The Voice of Blythewood & Fairfield County

Former Councilwoman Awaits Day in Court

Cauthen Cooperating with Feds

Katie Cauthen

NASHVILLE, TENN. – More than a year after she was originally charged, former Blythewood Town Councilwoman Kathleen (Katie) Devereaux Cauthen is still waiting for her day in court for her alleged part in a $28 million health care fraud.

Cauthen has been charged with two felony counts in a U.S. District Court in Nashville, Tenn. The charges include conspiracy to commit “theft or embezzlement in connection with health care” and misprision, the failure to report the commission of a felony to judicial authorities. Cauthen, who was a member of the South Carolina Bar until her license to practice law in South Carolina was suspended last year, faces a maximum sentence of eight years in prison and $500,000 in fines if convicted of the two charges.
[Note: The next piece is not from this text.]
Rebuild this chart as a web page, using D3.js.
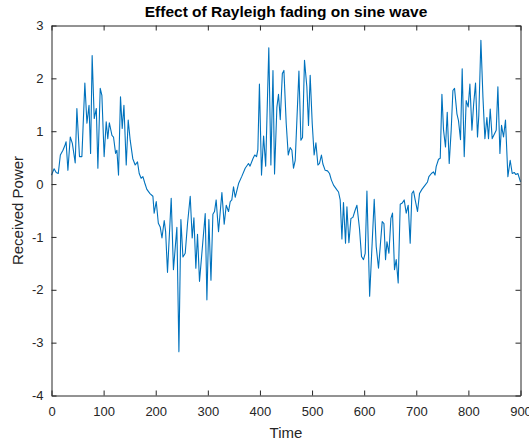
<!DOCTYPE html>
<html>
<head>
<meta charset="utf-8">
<script src="https://cdn.jsdelivr.net/npm/d3@7"></script>
<style>
  html, body { margin: 0; padding: 0; background: #fff; }
  svg { display: block; font-family: "Liberation Sans", Arial, Helvetica, sans-serif; }
</style>
</head>
<body>
<svg id="chart" width="529" height="446"></svg>
<script>
// ---- data ----
const times = [
  0, 5, 9, 13, 17, 22, 26, 28, 31.5, 36, 40, 45.5, 48.7, 53.7, 58.3, 64, 68, 72, 75, 78,
  82, 86, 89, 93.5, 96.7, 101, 105, 108, 111, 116, 119, 123, 125.5, 128.6, 132.4, 135.7, 139, 143.4, 147.2, 151,
  156, 160.6, 165, 168.3, 172, 175.4, 179, 183, 189, 194.6, 197, 201, 205, 208.6, 212, 216.3, 219, 222.6, 229.7, 234,
  240.6, 244.5, 248.3, 252.2, 256.6, 261, 266.2, 270, 273.3, 277, 280.2, 284, 295, 298.2, 302, 306, 309.7, 312.8, 316, 320.5,
  327, 331.4, 335.3, 339.7, 343, 346, 349.3, 352.5, 359, 365.4, 371.7, 378, 381, 386.5, 390, 393.5, 396, 399, 403, 407,
  411, 417, 421, 425, 428, 432.5, 435.6, 439, 443, 446, 450.4, 454.3, 458, 461.3, 464.4, 467.7, 474.8, 478.6, 481.7, 485.5,
  490, 493.2, 496.4, 500.3, 504, 507.4, 511.2, 514.3, 518, 520.8, 525.2, 529.7, 533.5, 537, 541.2, 547.7, 550.8, 554, 557.3, 560.3,
  564.2, 566.9, 570.7, 574.6, 578.4, 582.8, 586.1, 591, 594.9, 598.7, 602, 605.3, 610.5, 619.3, 623.1, 627.5, 630.8, 634.6, 638, 641,
  643.7, 647.5, 651.3, 654.4, 658.2, 661.5, 665.3, 669.2, 673, 676.8, 680.7, 684.5, 688.3, 691.6, 694.7, 697.9, 702.4, 706.2, 710.8, 717,
  721.5, 724.2, 729, 733, 736, 738.2, 742.7, 746, 749.2, 752.3, 756.1, 759.4, 763.2, 767, 770.3, 773.4, 778, 781, 784.9, 788.1,
  792, 795.8, 799.6, 802.9, 806.8, 810, 813.7, 817.5, 820, 824, 827.9, 831.7, 835.5, 838.6, 841.9, 845.7, 849, 853.4, 856.6, 860.5,
  863.6, 867.4, 871.2, 875.8, 880.2, 884.1, 888, 891, 895, 900
];
const power = [
  0.17, 0.29, 0.22, 0.20, 0.55, 0.64, 0.74, 0.80, 0.26, 0.89, 0.77, 0.40, 1.43, 0.52, 0.52, 1.91, 1.15, 1.49, 0.58, 2.43,
  1.24, 1.43, 0.30, 1.81, 1.68, 0.52, 1.18, 0.86, 1.16, 0.92, 0.89, 0.58, 0.64, 0.17, 1.65, 1.05, 1.49, 0.36, 1.21, 0.83,
  0.48, 0.36, 0.42, 0.20, 0.11, 0.14, 0.02, -0.10, -0.18, -0.23, -0.55, -0.33, -0.74, -0.81, -1.02, -0.69, -0.90, -1.67, -0.27, -1.62,
  -0.82, -3.17, -0.67, -1.38, -1.31, -0.75, -0.23, -1.02, -0.64, -1.59, -0.95, -1.84, -0.56, -2.19, -0.67, -1.82, -0.57, -0.52, -0.30, -0.90,
  -0.16, -0.76, -0.40, -0.52, -0.33, -0.30, -0.05, -0.25, 0.01, 0.15, 0.30, 0.39, 0.34, 0.48, 0.55, 0.52, 0.65, 1.89, 0.17, 0.91,
  0.34, 2.58, 0.36, 2.15, 0.19, 1.45, 1.70, 1.22, 2.09, 2.15, 1.15, 0.55, 0.69, 0.64, 0.30, 0.45, 2.14, 0.83, 0.88, 2.34,
  1.84, 1.11, 2.06, 1.15, 0.55, 0.78, 0.36, 0.39, 0.55, 0.38, 0.26, 0.25, 0.20, 0.08, -0.02, -0.11, -0.15, -0.30, -1.04, -0.35,
  -1.12, -0.43, -1.11, -0.65, -0.63, -0.49, -0.40, -0.84, -1.37, -1.43, -1.31, -0.13, -2.12, -0.29, -1.18, -1.59, -1.18, -0.71, -0.75, -1.43,
  -1.09, -1.31, -0.65, -0.55, -1.62, -1.43, -1.87, -0.38, -0.36, -0.30, -0.55, -0.40, -1.12, -0.18, -0.13, -0.30, -0.52, -0.18, -0.10, -0.02,
  0.04, 0.14, 0.20, 0.23, 0.17, 0.33, 0.47, 0.49, 1.70, 1.02, 0.70, 1.36, 0.39, 1.02, 1.77, 1.81, 1.33, 1.20, 0.84, 2.18,
  0.52, 1.58, 1.46, 1.89, 1.02, 1.50, 1.91, 0.89, 1.30, 2.72, 1.65, 0.86, 1.26, 0.86, 1.42, 0.86, 0.93, 1.02, 1.84, 0.58,
  1.11, 0.89, 1.21, 0.14, 0.45, 0.20, 0.22, 0.18, 0.20, 0.04
];
const xTicks = [0, 100, 200, 300, 400, 500, 600, 700, 800, 900];
const yTicks = [-4, -3, -2, -1, 0, 1, 2, 3];
const titleText = "Effect of Rayleigh fading on sine wave";
const xLabelText = "Time";
const yLabelText = "Received Power";

// ---- layout ----
const plotLeft = 51.5, plotRight = 520.5, plotTop = 25.5, plotBottom = 395.5;
const axisColor = "#262626";
const lineColor = "#0072BD";

const svg = d3.select("#chart");
const x = d3.scaleLinear().domain([0, 900]).range([plotLeft, plotRight]);
const y = d3.scaleLinear().domain([-4, 3]).range([plotBottom, plotTop]);
const fmt = d => String(d);

// data line
const pts = times.map((t, i) => [t, power[i]]);
svg.append("path")
  .datum(pts)
  .attr("fill", "none")
  .attr("stroke", lineColor)
  .attr("stroke-width", 1.1)
  .attr("stroke-linejoin", "round")
  .attr("d", d3.line().x(d => x(d[0])).y(d => y(d[1])));

function styleAxis(g) {
  g.select(".domain").attr("stroke", axisColor).attr("stroke-width", 1);
  g.selectAll(".tick line").attr("stroke", axisColor).attr("stroke-width", 1);
  g.selectAll(".tick text").attr("fill", axisColor).style("font-size", "13px")
    .style("font-family", '"Liberation Sans", Arial, Helvetica, sans-serif');
}

// bottom axis
svg.append("g").attr("transform", `translate(0,${plotBottom})`)
  .call(d3.axisBottom(x).tickValues(xTicks).tickFormat(fmt).tickSizeInner(-5).tickSizeOuter(0).tickPadding(11.5))
  .call(styleAxis);
// top axis (ticks only)
svg.append("g").attr("transform", `translate(0,${plotTop})`)
  .call(d3.axisTop(x).tickValues(xTicks).tickSizeInner(-5).tickSizeOuter(0).tickFormat(""))
  .call(styleAxis);
// left axis
svg.append("g").attr("transform", `translate(${plotLeft},0)`)
  .call(d3.axisLeft(y).tickValues(yTicks).tickFormat(fmt).tickSizeInner(-5).tickSizeOuter(0).tickPadding(8))
  .call(styleAxis);
// right axis (ticks only)
svg.append("g").attr("transform", `translate(${plotRight},0)`)
  .call(d3.axisRight(y).tickValues(yTicks).tickSizeInner(-5).tickSizeOuter(0).tickFormat(""))
  .call(styleAxis);

// title
svg.append("text")
  .attr("x", (plotLeft + plotRight) / 2).attr("y", 17)
  .attr("text-anchor", "middle")
  .attr("fill", "#000")
  .style("font-size", "15.5px").style("font-weight", "bold")
  .text(titleText);

// x label
svg.append("text")
  .attr("x", (plotLeft + plotRight) / 2).attr("y", 438)
  .attr("text-anchor", "middle")
  .attr("fill", axisColor)
  .style("font-size", "15px")
  .text(xLabelText);

// y label
svg.append("text")
  .attr("transform", `translate(23,${(plotTop + plotBottom) / 2}) rotate(-90)`)
  .attr("text-anchor", "middle")
  .attr("fill", axisColor)
  .style("font-size", "15px")
  .text(yLabelText);
</script>
</body>
</html>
Cauthen’s case has been delayed on multiple occasions as she has been helping the U.S. Attorney’s Office make a case against her co-conspirators. However, documents filed in her case, and that of others charged in the scheme, state she could plead guilty soon.

“The Defendant (Cauthen) has been and continues to cooperate with the Government in its investigation of other individuals,” Cynthia C. Chappell, Cauthen’s appointed attorney stated in court documents. “The trial of related defendants was continued some time ago and has not been rescheduled. Based on the foregoing, the parties submit that the ends of justice would be best served by continuing Ms. Cauthen’s plea hearing and, therefore request that the Court continue this matter to a convenient date for the Court in or around August 2015.”

Four of Cauthen’s alleged co-conspirators – William Worthy of Isle of Palms; Bart and Angela Posey of Springfield, Tenn. and Richard H. Bachman of Austin, Texas – were indicted by a federal grand jury in Nashville in June 2013. That case was scheduled for trial in U. S. District Court in Nashville in January 2015, but has been moved up and now is unlikely to see a jury until August 2016. Some of those charged in this case are also cooperating with the U.S. Attorney’s Office and so are likely to accept a guilty plea and not go to trial. According to U.S. Department of Justice statistics, more than 95 percent of federal criminal defendants plead guilty to charges.

Filed June 16, 2014, the former Councilwoman is alleged to have aided others in a scheme purported to provide health care benefit coverage to more than 17,000 individuals and multiple employer groups in various states. It claims that although holding themselves out as providing health care coverage, the defendant and her co-conspirators did not comply with either state or federal regulatory requirements. Cauthen and her co-conspirators are alleged to have collected more than $28 million in insurance premium payments.

Some of those premiums went into an account opened by Cauthen at First Citizens Bank in Blythewood in the name of Nationwide Administrators for which Cauthen listed herself as president and used her home address for the company’s physical address according to the federal charges. This action is the basis of the misprison charge.

“The funds deposited into the account at First Citizens Bank were intended to represent payments to a non-existent underwriter, but were instead primarily converted to the personal use of defendant Kathleen Devereaux Cauthen and co-conspirator William M. Worthy II,” according to the information.

On July 10, 2014 Cauthen waived her right to be indicted on the charges, and instead she was charged in a federal criminal information – a formal criminal charge made by a prosecutor without obtaining a grand jury indictment. In the document, Cauthen consented to prosecution by information, a path normally taken by individuals who implicate themselves and cooperate with the U.S. Attorney’s Office. This cooperation, if it is substantial, provides original information to the prosecution and if honest, can lead to a federal court reducing the offense level of the crime and so reducing the sentence.